Кроме того, с этим произведением дело обстоит еще сложнее, чем с «Наукой любви». Даже сегодня, когда мы столь просвещены и пресыщены, все экранизации и постановки «Декамерона» крутятся вокруг чего? – ответ понятен. Мало кто углубляется в «жизненную правду самых разнообразных приключений людей всяких сословий», о чем обычно с восторгом пишут критики и разные –веды, когда характеризуют это произведение. Публику, обычно, занимает одна сторона этих приключений, и не самая интеллектуальная, мягко говоря.
Почему же мы должны полагать, что в 1497 году «Декамерон» воспринимался как-то иначе и люди не вычитывали в нем скабрезные истории, вроде тех, что печатают у нас в желтой прессе, а видели глубину мысли? Из такого восприятия закономерный вывод: «Полтора столетия назад это было можно, это даже воспето в литературе, так неужели же сегодня, в наш свободный и просвещенный век, мы не можем позволить себе еще больше?».
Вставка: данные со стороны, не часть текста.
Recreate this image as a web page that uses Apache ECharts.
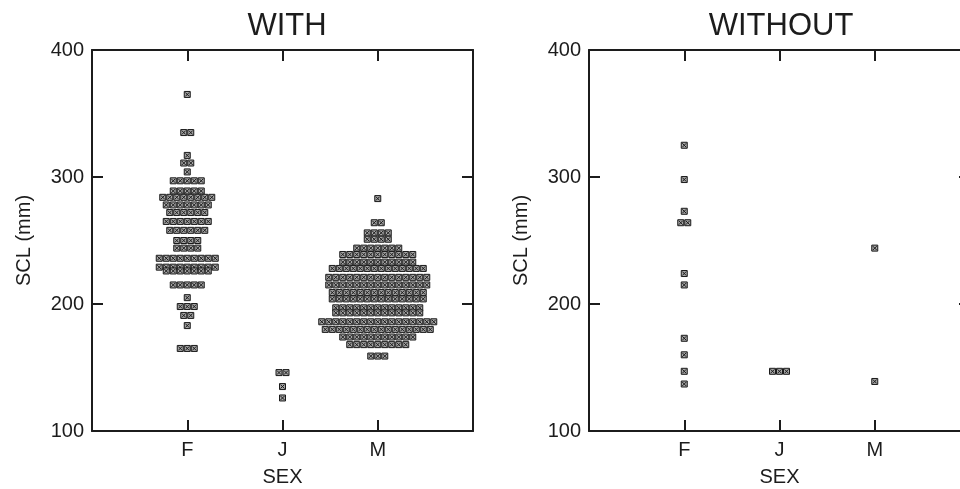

Боккаччо не виноват, что его так понимают, как не виноваты Ницше, Маркс и многие другие неверно истолкованные авторы.
Но Савонарола имел дело не с авторами, а с читателями. И эти читатели, сами почувствовав ущербность своего восприятия, вместо того, чтобы искать причину в себе, обратили гнев на книги. Сам отец Джироламо никого не заставлял что-то уничтожать и не составлял списка того, что должно было быть предано огню. Если бы это было так, «Костер тщеславия» не имел бы такого успеха и такого резонанса.
В том-то и феномен этого явления, что люди выбрали такой радикальный способ для попытки что-то изменить в себе, в жизни. Костер не был целью, и не настоятель Сан Марко бросал в него книги и лютни.
Савонароле было важно, чтобы в пламени костра люди увидели путь к гибели или к надежде и сделали правильный выбор.
Но, судя по тому, что сегодня происходит с миром и с нами, мы до сих пор не поняли, чего именно так боялся и ненавидел отец Джироламо, от чего он предостерегал нас.